Restate the whole listing word for word. Pictures are left out.

Recorded information
=-=-=

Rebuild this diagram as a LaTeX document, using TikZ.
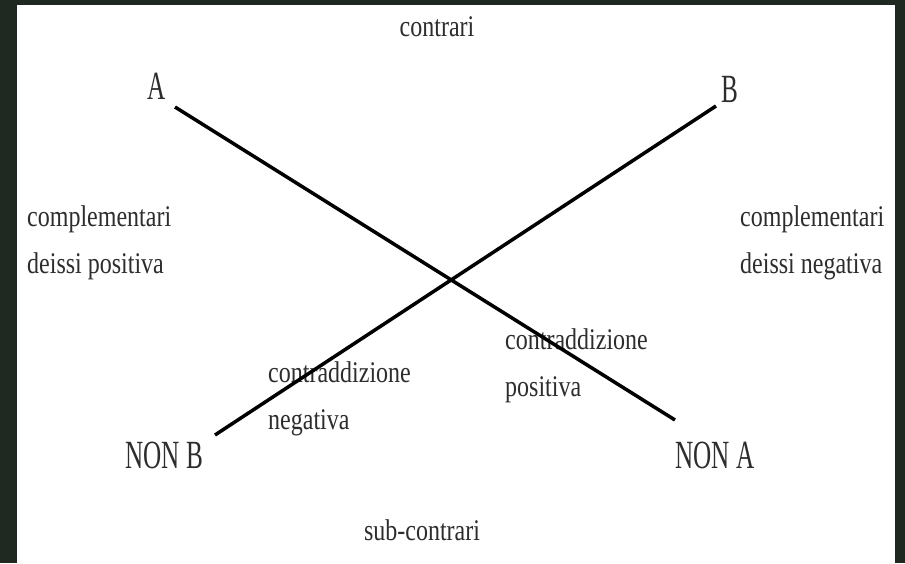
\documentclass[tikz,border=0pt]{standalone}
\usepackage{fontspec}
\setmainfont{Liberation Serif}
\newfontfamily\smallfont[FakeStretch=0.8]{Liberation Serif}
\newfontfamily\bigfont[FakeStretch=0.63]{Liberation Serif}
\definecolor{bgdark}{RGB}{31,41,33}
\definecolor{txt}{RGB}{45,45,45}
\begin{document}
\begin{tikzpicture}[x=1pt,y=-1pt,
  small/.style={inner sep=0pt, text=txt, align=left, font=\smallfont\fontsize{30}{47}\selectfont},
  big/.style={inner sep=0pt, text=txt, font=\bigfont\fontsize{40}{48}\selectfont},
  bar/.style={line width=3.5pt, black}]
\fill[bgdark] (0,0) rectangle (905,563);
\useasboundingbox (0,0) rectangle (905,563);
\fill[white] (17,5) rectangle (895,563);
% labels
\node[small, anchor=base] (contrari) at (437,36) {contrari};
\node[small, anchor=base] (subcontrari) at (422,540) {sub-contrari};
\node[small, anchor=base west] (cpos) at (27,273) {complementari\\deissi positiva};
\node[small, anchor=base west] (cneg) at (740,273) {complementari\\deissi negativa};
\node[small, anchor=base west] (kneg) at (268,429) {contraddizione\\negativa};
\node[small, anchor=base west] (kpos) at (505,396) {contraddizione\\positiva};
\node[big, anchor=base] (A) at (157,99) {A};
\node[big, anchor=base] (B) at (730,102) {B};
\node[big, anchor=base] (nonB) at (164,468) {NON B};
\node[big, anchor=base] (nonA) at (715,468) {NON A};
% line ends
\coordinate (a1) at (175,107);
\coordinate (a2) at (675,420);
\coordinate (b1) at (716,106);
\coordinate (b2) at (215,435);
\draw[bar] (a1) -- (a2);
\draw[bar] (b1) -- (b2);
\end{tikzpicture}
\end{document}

=-=-=

Response below
Rebuild this diagram as a LaTeX document, using TikZ.
\documentclass[tikz,border=0pt]{standalone}
\usepackage{fontspec}
\setmainfont{Liberation Serif}
\newfontfamily\smallfont[FakeStretch=0.8]{Liberation Serif}
\newfontfamily\bigfont[FakeStretch=0.63]{Liberation Serif}
\definecolor{bgdark}{RGB}{31,41,33}
\definecolor{txt}{RGB}{45,45,45}
\begin{document}
\begin{tikzpicture}[x=1pt,y=-1pt,
  small/.style={inner sep=0pt, text=txt, align=left, font=\smallfont\fontsize{30}{47}\selectfont},
  big/.style={inner sep=0pt, text=txt, font=\bigfont\fontsize{40}{48}\selectfont},
  bar/.style={line width=3.5pt, black}]
\fill[bgdark] (0,0) rectangle (905,563);
\useasboundingbox (0,0) rectangle (905,563);
\fill[white] (17,5) rectangle (895,563);
% labels
\node[small, anchor=base] (contrari) at (437,36) {contrari};
\node[small, anchor=base] (subcontrari) at (422,540) {sub-contrari};
\node[small, anchor=base west] (cpos) at (27,273) {complementari\\deissi positiva};
\node[small, anchor=base west] (cneg) at (740,273) {complementari\\deissi negativa};
\node[small, anchor=base west] (kneg) at (268,429) {contraddizione\\negativa};
\node[small, anchor=base west] (kpos) at (505,396) {contraddizione\\positiva};
\node[big, anchor=base] (A) at (157,99) {A};
\node[big, anchor=base] (B) at (730,102) {B};
\node[big, anchor=base] (nonB) at (164,468) {NON B};
\node[big, anchor=base] (nonA) at (715,468) {NON A};
% line ends
\coordinate (a1) at (175,107);
\coordinate (a2) at (675,420);
\coordinate (b1) at (716,106);
\coordinate (b2) at (215,435);
\draw[bar] (a1) -- (a2);
\draw[bar] (b1) -- (b2);
\end{tikzpicture}
\end{document}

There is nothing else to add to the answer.